• **What to produce**:
Repeat everything from the first line of the listing below through the line that contains "import matplotlib.pyplot as plt", exactly. Leave out pictures.

• **Given material**:
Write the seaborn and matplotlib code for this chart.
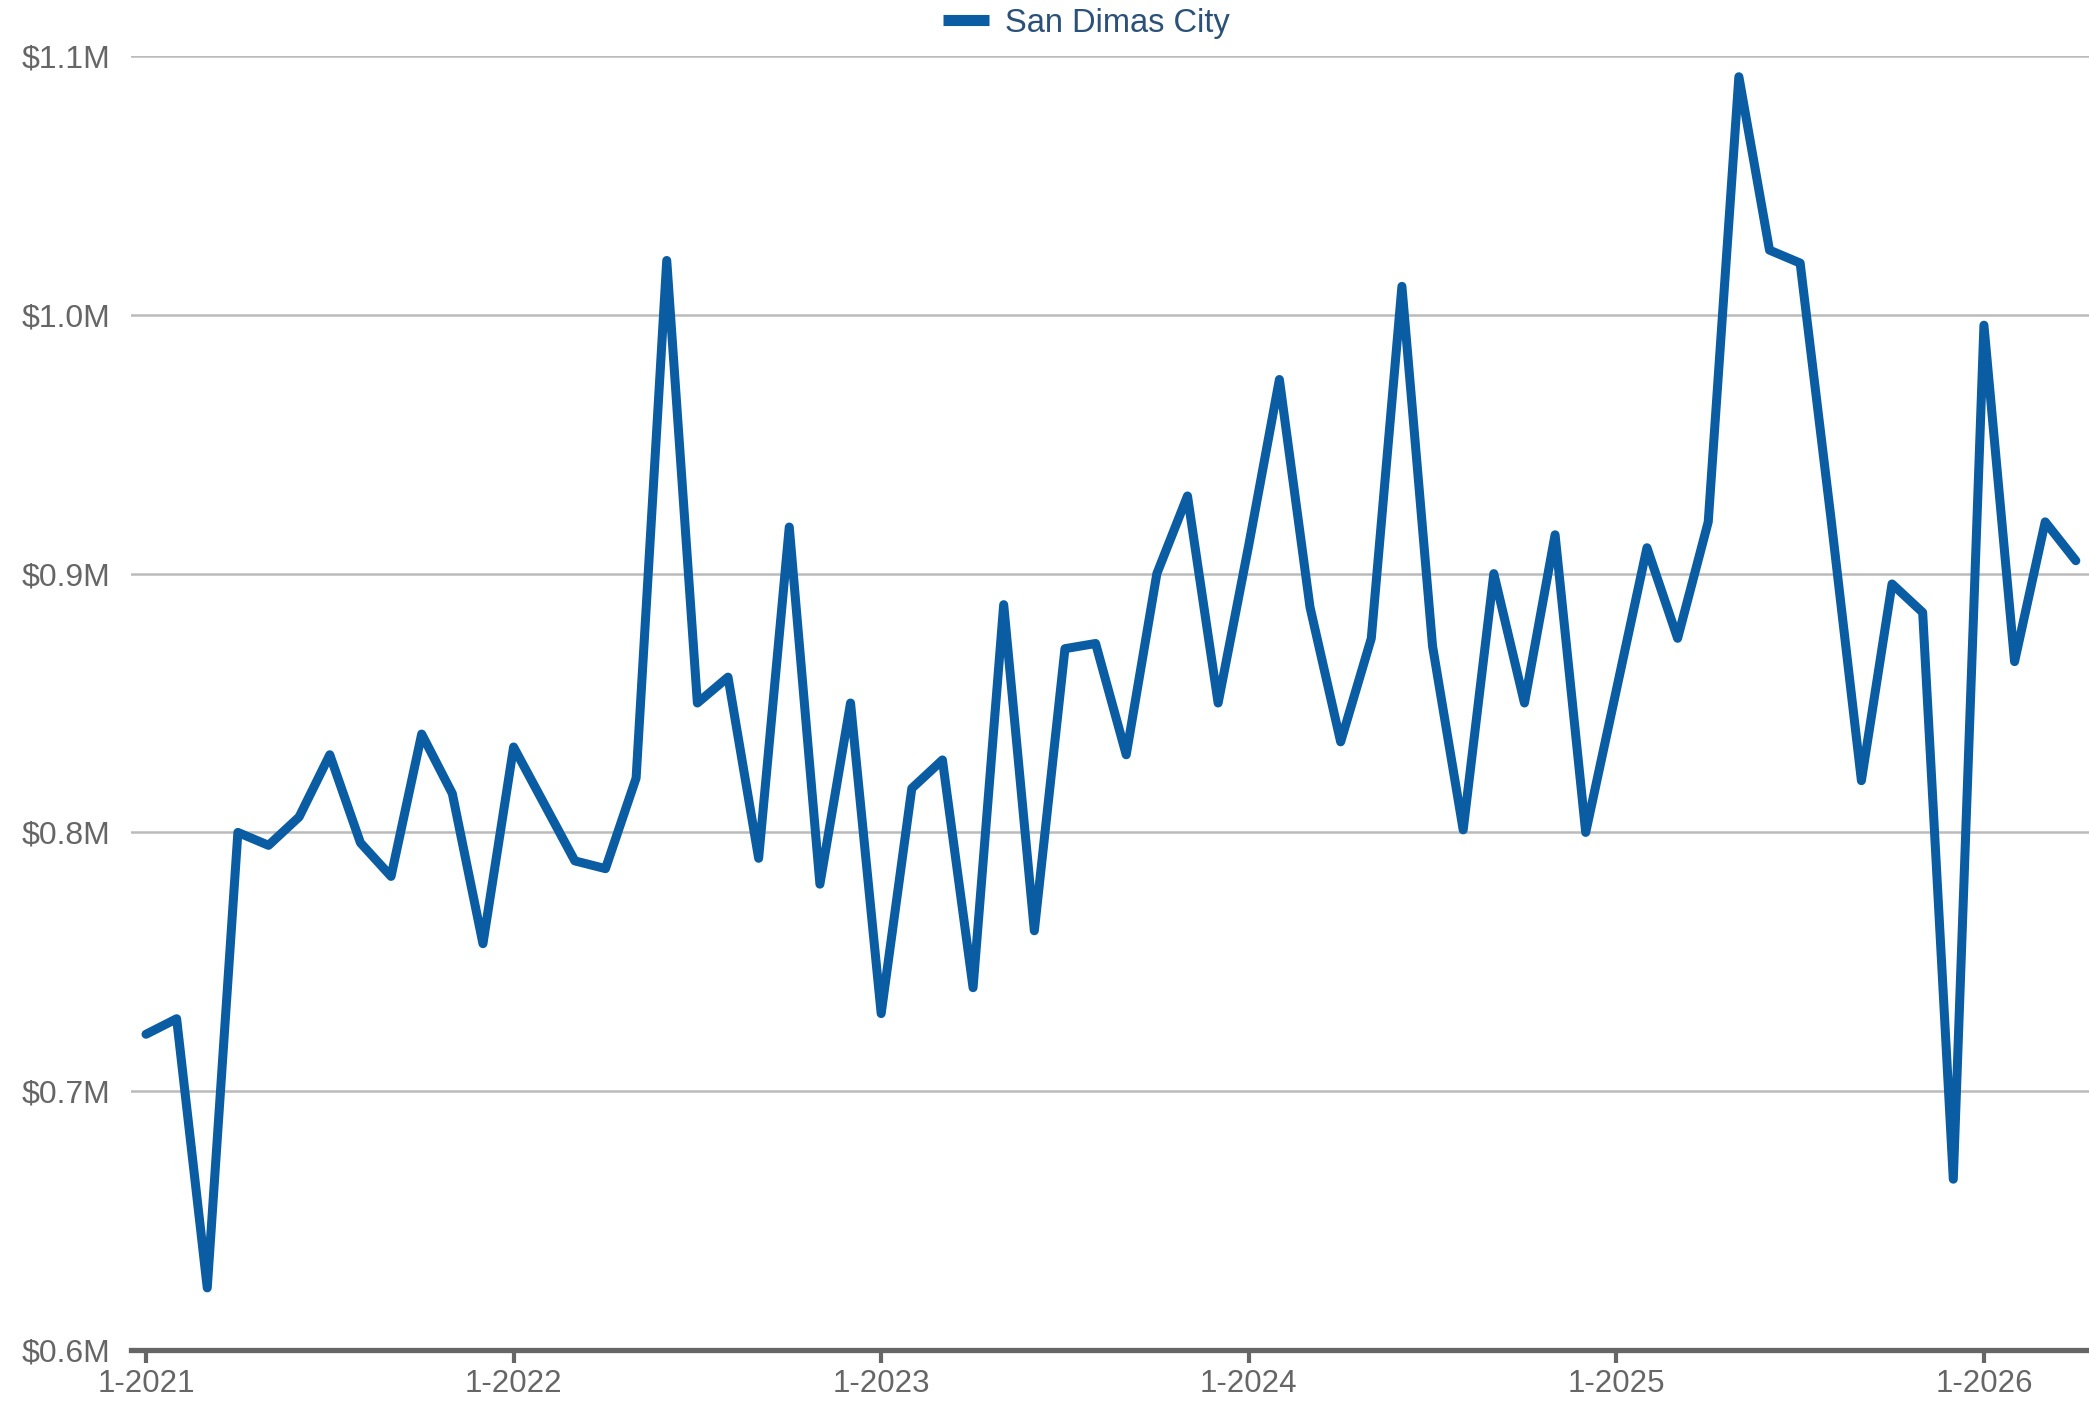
import pandas as pd
import seaborn as sns
import matplotlib.pyplot as plt

# monthly median price, Jan 2021 .. Apr 2026 (in $M)
months = [f"{m}-{y}" for y in range(2021, 2027) for m in range(1, 13)][:64]
prices = [
    0.722, 0.728, 0.624, 0.800, 0.795, 0.806, 0.830, 0.796, 0.783, 0.838, 0.815, 0.757,
    0.833, 0.811, 0.789, 0.786, 0.821, 1.021, 0.850, 0.860, 0.790, 0.918, 0.780, 0.850,
    0.730, 0.817, 0.828, 0.740, 0.888, 0.762, 0.871, 0.873, 0.830, 0.900, 0.930, 0.850,
    0.911, 0.975, 0.887, 0.835, 0.875, 1.011, 0.872, 0.801, 0.900, 0.850, 0.915, 0.800,
    0.855, 0.910, 0.875, 0.920, 1.092, 1.025, 1.020, 0.922, 0.820, 0.896, 0.885, 0.666,
    0.996, 0.866, 0.920, 0.905,
]
series_name = "San Dimas City"
yticks = [0.6, 0.7, 0.8, 0.9, 1.0, 1.1]
ytick_labels = ["$0.6M", "$0.7M", "$0.8M", "$0.9M", "$1.0M", "$1.1M"]

line_color = "#0a5ca3"
text_gray = "#666666"

df = pd.DataFrame({"month": months, "price": prices, "series": series_name})
df["pos"] = range(len(df))

sns.set_style("white")
plt.rcParams["font.family"] = ["Liberation Sans", "DejaVu Sans"]

fig = plt.figure(figsize=(20.89, 14.08), dpi=100)
ax = fig.add_axes([0.0627, 0.0412, 0.9373, 0.919])

sns.lineplot(data=df, x="pos", y="price", hue="series", palette=[line_color],
             linewidth=6.5, ax=ax, legend=True)
for ln in ax.get_lines():
    ln.set_solid_joinstyle("round")
    ln.set_solid_capstyle("round")

ax.set_xlim(-0.49, 63.43)
ax.set_ylim(0.6, 1.1)
ax.set_yticks(yticks)
ax.set_yticklabels(ytick_labels)
tick_pos = [i for i, m in enumerate(months) if m.startswith("1-")]
ax.set_xticks(tick_pos)
ax.set_xticklabels([months[i] for i in tick_pos])

ax.grid(axis="y", color="#bbbbbb", linewidth=1.8)
ax.set_axisbelow(True)
for s in ["top", "right", "left"]:
    ax.spines[s].set_visible(False)
ax.spines["bottom"].set_color(text_gray)
ax.spines["bottom"].set_linewidth(3.8)
ax.spines["bottom"].set_zorder(3)

ax.tick_params(axis="x", length=9, width=3, color=text_gray, labelsize=22.5,
               labelcolor=text_gray, pad=5, direction="out", bottom=True)
ax.tick_params(axis="y", length=0, labelsize=23, labelcolor=text_gray, pad=15)
ax.set_xlabel("")
ax.set_ylabel("")

leg = ax.legend(loc="center", bbox_to_anchor=(0.52, 0.9835), bbox_transform=fig.transFigure,
                frameon=False, fontsize=23.5, handlelength=1.4, handletextpad=0.5)
for h in leg.get_lines():
    h.set_linewidth(8)
    h.set_solid_capstyle("butt")
for t in leg.get_texts():
    t.set_color("#2b5178")

fig.savefig("out.png", dpi=100)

• **Exercise result**:
Write the seaborn and matplotlib code for this chart.
import pandas as pd
import seaborn as sns
import matplotlib.pyplot as plt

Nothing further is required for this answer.